Insomnia among women – facts, diagnostics and treatments

Insomnia is a common disorder that affects the sleep pattern of any individual. It is not gender exclusive, so it’s found in men as well as women although its chances of occurrence increases with age; however, more and more of this is being reported among women due to several factors that have been discussed below. So, ever feel that you’re getting poor sleep or no sleep at all? Refer to the facts below and you might know the truth.

Insomnia in detail

Insomnia is a sleep disorder that affects those areas of the brain that put a person to sleep. What ends up is disturbance in certain hormones that put you to sleep thus putting your health at risk. Insomnia among women has been reported to be more common due to several factors like menopause, stress or even depression, details listed down below.

Insomnia is also categorized as primary insomnia and secondary insomnia. Primary insomnia is an all-out disorder in the sense that it has no direct cause or medical condition, as secondary insomnia. It can however be triggered due to following factors:
• Long travel hours.
• Shifting work hours.
• Certain stressful events.
• Any other factor that disturbs normal bed time.

On the contrary, secondary insomnia among women occurs due to certain medical conditions like:
• Anxiety disorders.
• Chronic pains like arthritis and migraines.
• Apnea, restless leg syndrome that are sleep disorders.
• Menopause.
• Stroke and Alzheimer’s disease.
• Excessive substance abuses of alcohol caffeine and tobacco.
• Also caused by poor sleep environments.

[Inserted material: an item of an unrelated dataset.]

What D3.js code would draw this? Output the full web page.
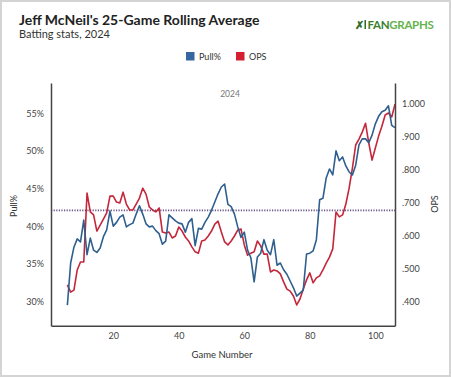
<!DOCTYPE html>
<html>
<head>
<meta charset="utf-8">
<script src="https://cdn.jsdelivr.net/npm/d3@7"></script>
<style>
  body { margin: 0; background: #fff; }
  text { font-family: Lato, "Open Sans", sans-serif; }
</style>
</head>
<body>
<div id="chart"></div>
<script>
// Game numbers (x)
const games = [6, 7, 8, 9, 10, 11, 12, 13, 14, 15, 16, 17, 18, 19, 20, 21, 22, 23, 24, 25,
  26, 27, 28, 29, 30, 31, 32, 33, 34, 35, 36, 37, 38, 39, 40, 41, 42, 43, 44, 45,
  46, 47, 48, 49, 50, 51, 52, 53, 54, 55, 56, 57, 58, 59, 60, 61, 62, 63, 64, 65,
  66, 67, 68, 69, 70, 71, 72, 73, 74, 75, 76, 77, 78, 79, 80, 81, 82, 83, 84, 85,
  86, 87, 88, 89, 90, 91, 92, 93, 94, 95, 96, 97, 98, 99, 100, 101, 102, 103, 104, 105, 106];

// Pull% rolling average (left axis)
const pullPct = [29.5, 35.1, 37.2, 38.3, 37.9, 40.8, 36.2, 38.4, 36.8, 36.5, 37.1, 38.6, 39.5, 42.0, 40.0,
  40.5, 41.2, 41.5, 39.9, 40.2, 40.4, 41.6, 42.7, 41.6, 40.3, 39.9, 40.0, 39.4, 39.0, 37.6,
  38.0, 41.5, 41.1, 40.7, 40.4, 40.3, 39.2, 40.5, 41.0, 37.4, 39.7, 39.6, 40.5, 41.2, 42.1,
  43.2, 44.3, 45.2, 45.6, 42.9, 42.6, 41.6, 39.9, 38.5, 39.2, 36.8, 35.8, 32.6, 35.9, 36.4,
  38.2, 36.8, 36.2, 38.2, 34.8, 35.1, 34.2, 33.6, 32.7, 31.8, 30.7, 31.1, 31.5, 36.3, 36.4,
  36.7, 38.2, 43.5, 43.7, 46.4, 47.6, 46.8, 50.0, 48.7, 49.2, 48.0, 47.2, 46.8, 48.1, 50.8,
  51.6, 51.6, 51.1, 52.1, 53.6, 54.6, 55.2, 55.4, 56.0, 53.4, 53.1];

// OPS rolling average (right axis)
const ops = [0.452, 0.430, 0.436, 0.497, 0.521, 0.521, 0.730, 0.673, 0.664, 0.615, 0.633, 0.651, 0.670, 0.721, 0.721,
  0.703, 0.700, 0.733, 0.697, 0.679, 0.679, 0.697, 0.715, 0.745, 0.727, 0.688, 0.679, 0.673, 0.685, 0.612,
  0.609, 0.612, 0.594, 0.600, 0.627, 0.615, 0.597, 0.585, 0.567, 0.552, 0.548, 0.585, 0.588, 0.600, 0.615,
  0.636, 0.645, 0.612, 0.582, 0.573, 0.585, 0.600, 0.618, 0.621, 0.573, 0.542, 0.548, 0.552, 0.585, 0.570,
  0.545, 0.545, 0.491, 0.497, 0.494, 0.485, 0.461, 0.439, 0.433, 0.418, 0.391, 0.409, 0.439, 0.467, 0.488,
  0.458, 0.473, 0.479, 0.497, 0.518, 0.536, 0.561, 0.673, 0.658, 0.664, 0.697, 0.745, 0.806, 0.876, 0.894,
  0.915, 0.942, 0.882, 0.830, 0.867, 0.903, 0.933, 0.967, 0.973, 0.961, 1.000];

const leagueAvgPull = 42.1;

const xTicks = [20, 40, 60, 80, 100];
const pullTicks = [30, 35, 40, 45, 50, 55];
const opsTicks = [0.4, 0.5, 0.6, 0.7, 0.8, 0.9, 1.0];

const W = 451, H = 377;
const plot = { left: 51, right: 395, top: 83, bottom: 325.7 };
const blue = "#2f5f8e", red = "#c4263a";

const svg = d3.select("#chart").append("svg")
  .attr("width", W)
  .attr("height", H);

// frame
svg.append("rect")
  .attr("x", 1).attr("y", 1)
  .attr("width", W - 2).attr("height", H - 2)
  .attr("fill", "#fff")
  .attr("stroke", "#d4d4d4")
  .attr("stroke-width", 2);

// scales
const x = d3.scaleLinear().domain([1, 106]).range([plot.left, plot.right]);
const yL = d3.scaleLinear().domain([26.76, 59.03]).range([plot.bottom, plot.top]);
const yR = d3.scaleLinear().domain([0.328, 1.064]).range([plot.bottom, plot.top]);

// title block
svg.append("text")
  .attr("x", 19).attr("y", 25)
  .attr("font-size", "14px")
  .attr("font-weight", "bold")
  .attr("fill", "#222")
  .text("Jeff McNeil's 25-Game Rolling Average");

svg.append("text")
  .attr("x", 19).attr("y", 38)
  .attr("font-size", "11px")
  .attr("fill", "#333")
  .text("Batting stats, 2024");

// FanGraphs logo (text version)
const logo = svg.append("g").attr("transform", "translate(355,28.5)");
logo.append("text")
  .attr("x", 0).attr("y", 0)
  .attr("font-size", "11px")
  .attr("font-weight", "bold")
  .attr("fill", "#2f6b25")
  .text("✗");
logo.append("rect")
  .attr("x", 9.5).attr("y", -8.5)
  .attr("width", 1.5).attr("height", 9)
  .attr("fill", "#2f6b25");
const logoText = logo.append("text")
  .attr("x", 12.5).attr("y", 0)
  .attr("font-size", "11.5px")
  .attr("font-weight", "bold")
  .attr("letter-spacing", "-0.3px");
logoText.append("tspan").attr("fill", "#3a7f2e").text("FAN");
logoText.append("tspan").attr("fill", "#66b34c").text("GRAPHS");

// legend
const legendItems = [
  { label: "Pull%", color: "#3568a0", x: 186 },
  { label: "OPS", color: "#d22030", x: 236 }
];
const legend = svg.append("g");
legend.selectAll("rect")
  .data(legendItems)
  .enter()
  .append("rect")
  .attr("x", d => d.x).attr("y", 52)
  .attr("width", 8.5).attr("height", 8.5)
  .attr("fill", d => d.color);
legend.selectAll("text")
  .data(legendItems)
  .enter()
  .append("text")
  .attr("x", d => d.x + 13).attr("y", 60)
  .attr("font-size", "9px")
  .attr("fill", "#333")
  .text(d => d.label);

// "2024" season label
svg.append("text")
  .attr("x", 230).attr("y", 97)
  .attr("text-anchor", "middle")
  .attr("font-size", "8.5px")
  .attr("fill", "#777")
  .text("2024");

// league average dotted line
svg.append("line")
  .attr("x1", plot.left).attr("x2", plot.right)
  .attr("y1", yL(leagueAvgPull)).attr("y2", yL(leagueAvgPull))
  .attr("stroke", "#6a5188")
  .attr("stroke-width", 1.6)
  .attr("stroke-dasharray", "1.2,1.4");

// lines
const rows = games.map((g, i) => ({ game: g, pull: pullPct[i], ops: ops[i] }));

svg.append("path")
  .datum(rows)
  .attr("fill", "none")
  .attr("stroke", red)
  .attr("stroke-width", 1.6)
  .attr("stroke-linejoin", "round")
  .attr("d", d3.line().x(d => x(d.game)).y(d => yR(d.ops)));

svg.append("path")
  .datum(rows)
  .attr("fill", "none")
  .attr("stroke", blue)
  .attr("stroke-width", 1.6)
  .attr("stroke-linejoin", "round")
  .attr("d", d3.line().x(d => x(d.game)).y(d => yL(d.pull)));

// axes
function styleAxis(g) {
  g.select(".domain").attr("stroke", "#444").attr("stroke-width", 1.5);
  g.selectAll(".tick line").remove();
  g.selectAll("text")
    .attr("font-family", "Lato, sans-serif")
    .attr("font-size", "9px")
    .attr("fill", "#444");
}

svg.append("g")
  .attr("transform", `translate(0,${plot.bottom})`)
  .call(d3.axisBottom(x).tickValues(xTicks).tickSize(0).tickSizeOuter(0).tickPadding(7))
  .call(styleAxis);

svg.append("g")
  .attr("transform", `translate(${plot.left},0)`)
  .call(d3.axisLeft(yL).tickValues(pullTicks).tickFormat(d => d + "%").tickSize(0).tickSizeOuter(0).tickPadding(7))
  .call(styleAxis);

svg.append("g")
  .attr("transform", `translate(${plot.right},0)`)
  .call(d3.axisRight(yR).tickValues(opsTicks)
    .tickFormat(d => d3.format(".3f")(d).replace(/^0/, "")).tickSize(0).tickSizeOuter(0).tickPadding(7))
  .call(styleAxis);

// axis titles
svg.append("text")
  .attr("transform", "translate(17,206) rotate(-90)")
  .attr("text-anchor", "middle")
  .attr("font-size", "9px")
  .attr("fill", "#333")
  .text("Pull%");

svg.append("text")
  .attr("transform", "translate(438,204) rotate(-90)")
  .attr("text-anchor", "middle")
  .attr("font-size", "9px")
  .attr("fill", "#333")
  .text("OPS");

svg.append("text")
  .attr("x", 222).attr("y", 358)
  .attr("text-anchor", "middle")
  .attr("font-size", "9.5px")
  .attr("fill", "#333")
  .text("Game Number");
</script>
</body>
</html>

Why are women more prone to insomnia?

More and more women are being reported to be suffering from insomnia due to several endogenous factors like:
• Menopause, that affects normal sleep pattern due to hormonal changes.
• Pregnancy resulting in sweating, cramps and trouble falling asleep.
• Medical conditions like anxiety and migraines have more effect on women.

Diagnosing insomnia

There are no fixed procedures for spotting insomnia as it’s done for other diseases through tests, however, its recommended to visit a doctor as he/she may ask for certain information like sleep history, sleep routine or even talk to your bed partner. Referring to a sleep specialist or center will also help.

Treating insomnia

There are several medications and cognitive behavioral therapies (CBT) for insomnia.
• Stimulus control.
• Biofeedback.
• Cognitive therapy and control.
• Relaxation control.
• Prescribing oral sleep medicines like Ativan, Lorazepam, Ambien and Doxepin.

Self treatments

Insomnia is a general disorder that can have some health consequences. There are several ways to independently combat it too:
• Keep sleep environment silent and dark. Make sure there is no noise.
• Making sure sleep timings are maintained.
• Ensure that it’s not too late to go to sleep.
• Physical activity boosts sleep and makes it normal.
• Totally avoid caffeine, alcohol or drugs late at night.
• Follow a relaxing routine like reading a book or listening to relaxing music before going to sleep.